奈良女子大学と甲南大学の研究チームが開発した「A sharing system for the annoyance of menstrual symptoms using electrical muscle stimulation and thermal stimulations」は、月経症状を体験できるVRシステムだ。電気刺激による月経痛と、温度刺激による血の漏れ感覚を再現する方法で月経症状を再現する。

月経に伴う身体的な不快感や、月経症状によって行動が制限されることによる精神的な煩わしさを、男性に理解してもらうのは難しい。女性同士でも、月経の症状や程度は多様であるため、辛さを理解し合うことは困難である。

そこでこの研究では、電気的筋肉刺激(EMS)による月経痛と、温度制御ができるペルチェ素子による月経時の経血の漏れ感覚をシミュレートするシステムを提案する。
 EMSを使った月経痛システムは、2枚の電極パッドをユーザーの腹直筋下部に装着して使用する。
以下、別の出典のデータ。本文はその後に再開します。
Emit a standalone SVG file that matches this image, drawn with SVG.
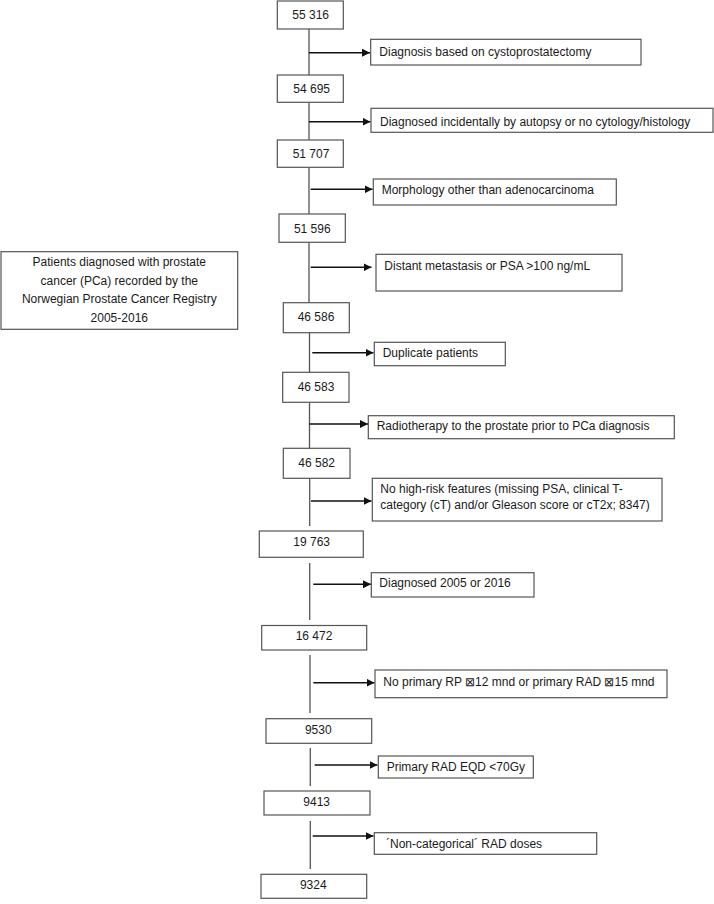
<svg xmlns="http://www.w3.org/2000/svg" width="714" height="904" viewBox="0 0 714 904">
<defs>
<style>
.b{fill:#fff;stroke:#555;stroke-width:1.2}
.t{font-family:"Liberation Sans",Arial,sans-serif;font-size:12px;fill:#1a1a1a}
.c{text-anchor:middle}
.v{stroke:#555;stroke-width:1.3;fill:none}
.a{stroke:#111;stroke-width:1.5;fill:none;marker-end:url(#ah)}
</style>
<marker id="ah" viewBox="0 0 10 10" refX="10" refY="5" markerWidth="8" markerHeight="8" markerUnits="userSpaceOnUse" orient="auto">
<path d="M0,0 L10,5 L0,10 z" fill="#111"/>
</marker>
</defs>
<rect width="714" height="904" fill="#fff"/>
<g id="connectors">
<line class="v" x1="309" y1="29" x2="309" y2="75"/>
<line class="v" x1="309" y1="102" x2="309" y2="140"/>
<line class="v" x1="309" y1="167" x2="309" y2="214"/>
<line class="v" x1="309" y1="242" x2="309" y2="303"/>
<line class="v" x1="309.5" y1="333" x2="309.5" y2="372"/>
<line class="v" x1="309.5" y1="402" x2="309.5" y2="448"/>
<line class="v" x1="309.7" y1="478" x2="309.7" y2="526"/>
<line class="v" x1="309.7" y1="563" x2="309.7" y2="620"/>
<line class="v" x1="310" y1="655" x2="310" y2="713"/>
<line class="v" x1="310.3" y1="748" x2="310.3" y2="786"/>
<line class="v" x1="310.3" y1="821" x2="310.3" y2="869"/>
<line class="a" x1="309" y1="52.7" x2="370" y2="52.7"/>
<line class="a" x1="309" y1="121.7" x2="370.5" y2="121.7"/>
<line class="a" x1="310.7" y1="189.3" x2="372.5" y2="189.3"/>
<line class="a" x1="310.7" y1="267.3" x2="371.5" y2="267.3"/>
<line class="a" x1="312.3" y1="352.7" x2="373.5" y2="352.7"/>
<line class="a" x1="309.3" y1="424" x2="368" y2="424"/>
<line class="a" x1="311" y1="501" x2="371.5" y2="501"/>
<line class="a" x1="313.3" y1="584.3" x2="371" y2="584.3"/>
<line class="a" x1="313.3" y1="682.7" x2="374.5" y2="682.7"/>
<line class="a" x1="314.7" y1="765" x2="377.5" y2="765"/>
<line class="a" x1="312.7" y1="836" x2="373.5" y2="836"/>
</g>
<g id="n0"><rect class="b" x="1" y="251.7" width="236.7" height="77.6"/>
<text class="t c" x="119.3" y="266"><tspan x="119.3">Patients diagnosed with prostate</tspan><tspan x="119.3" dy="18.6">cancer (PCa) recorded by the</tspan><tspan x="119.3" dy="18.6">Norwegian Prostate Cancer Registry</tspan><tspan x="119.3" dy="18.6">2005-2016</tspan></text></g>
<g id="n1"><rect class="b" x="277.3" y="1" width="66" height="28"/><text class="t c" x="310.7" y="19.3">55 316</text></g>
<g id="n2"><rect class="b" x="277.3" y="75" width="66" height="27.3"/><text class="t c" x="311.7" y="92.6">54 695</text></g>
<g id="n3"><rect class="b" x="277.3" y="140" width="66" height="27.3"/><text class="t c" x="311" y="157.5">51 707</text></g>
<g id="n4"><rect class="b" x="279" y="214" width="66.3" height="28.3"/><text class="t c" x="312.3" y="232.6">51 596</text></g>
<g id="n5"><rect class="b" x="283.3" y="302.7" width="66" height="30"/><text class="t c" x="316" y="321">46 586</text></g>
<g id="n6"><rect class="b" x="282.7" y="372.3" width="66.3" height="30"/><text class="t c" x="316" y="391">46 583</text></g>
<g id="n7"><rect class="b" x="283.3" y="448.3" width="66.7" height="30"/><text class="t c" x="316.7" y="467">46 582</text></g>
<g id="n8"><rect class="b" x="259.3" y="531" width="104" height="26.3"/><text class="t c" x="311.7" y="546">19 763</text></g>
<g id="n9"><rect class="b" x="261.7" y="625.5" width="105" height="24.5"/><text class="t c" x="314" y="640">16 472</text></g>
<g id="n10"><rect class="b" x="266" y="718.7" width="105.7" height="24.6"/><text class="t c" x="318.3" y="733.6">9530</text></g>
<g id="n11"><rect class="b" x="264" y="791" width="106" height="24"/><text class="t c" x="316.7" y="806">9413</text></g>
<g id="n12"><rect class="b" x="261" y="874.3" width="105.7" height="24"/><text class="t c" x="313.3" y="889.3">9324</text></g>
<g id="e1"><rect class="b" x="370.7" y="39.3" width="270.3" height="25.7"/><text class="t" x="379.3" y="56">Diagnosis based on cystoprostatectomy</text></g>
<g id="e2"><rect class="b" x="371" y="108.3" width="342" height="24"/><text class="t" x="380" y="126">Diagnosed incidentally by autopsy or no cytology/histology</text></g>
<g id="e3"><rect class="b" x="373.3" y="179" width="243" height="26"/><text class="t" x="381.7" y="193.6">Morphology other than adenocarcinoma</text></g>
<g id="e4"><rect class="b" x="376" y="254.3" width="246" height="36.7"/><text class="t" x="384.3" y="270">Distant metastasis or PSA &gt;100 ng/mL</text></g>
<g id="e5"><rect class="b" x="374.3" y="342.3" width="131" height="23.4"/><text class="t" x="382.7" y="357">Duplicate patients</text></g>
<g id="e6"><rect class="b" x="368.3" y="415.7" width="306" height="23"/><text class="t" x="376.7" y="430.3">Radiotherapy to the prostate prior to PCa diagnosis</text></g>
<g id="e7"><rect class="b" x="372.3" y="478.3" width="289.7" height="42.7"/><text class="t" x="380.3" y="493.3"><tspan x="380.3">No high-risk features (missing PSA, clinical T-</tspan><tspan x="380.3" dy="16">category (cT) and/or Gleason score or cT2x; 8347)</tspan></text></g>
<g id="e8"><rect class="b" x="371.3" y="572.7" width="162.7" height="24.3"/><text class="t" x="379.3" y="587">Diagnosed 2005 or 2016</text></g>
<g id="e9"><rect class="b" x="375" y="670" width="292" height="27.7"/><text class="t" x="383.3" y="686">No primary RP ⊠12 mnd or primary RAD ⊠15 mnd</text></g>
<g id="e10"><rect class="b" x="378.3" y="756" width="155" height="22"/><text class="t" x="386.7" y="771">Primary RAD EQD &lt;70Gy</text></g>
<g id="e11"><rect class="b" x="374.3" y="832.7" width="222.4" height="21.6"/><text class="t" x="386" y="847.6">´Non-categorical´ RAD doses</text></g>
</svg>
各電極パッドの最大電流は23mA。刺激周波数は皮膚インピーダンスを安定させるために150Hzに設定し、最大電圧を一定時間持続するような波形とした。

出血感システムでは、水より粘度が高い血液が皮膚上を移動する感覚を再現するために、ペルチェ素子を使って温かい液体が太ももの上をゆっくりと移動する感覚を再現した。ユーザーは、3つのペルチェ素子を服の上からゴムバンドで両内股に装着。それぞれのペルチェ素子が内股の上部から下部に向かって温められると、血液が足を伝ってじんわりと漏れるような感覚を錯覚的に体験できる。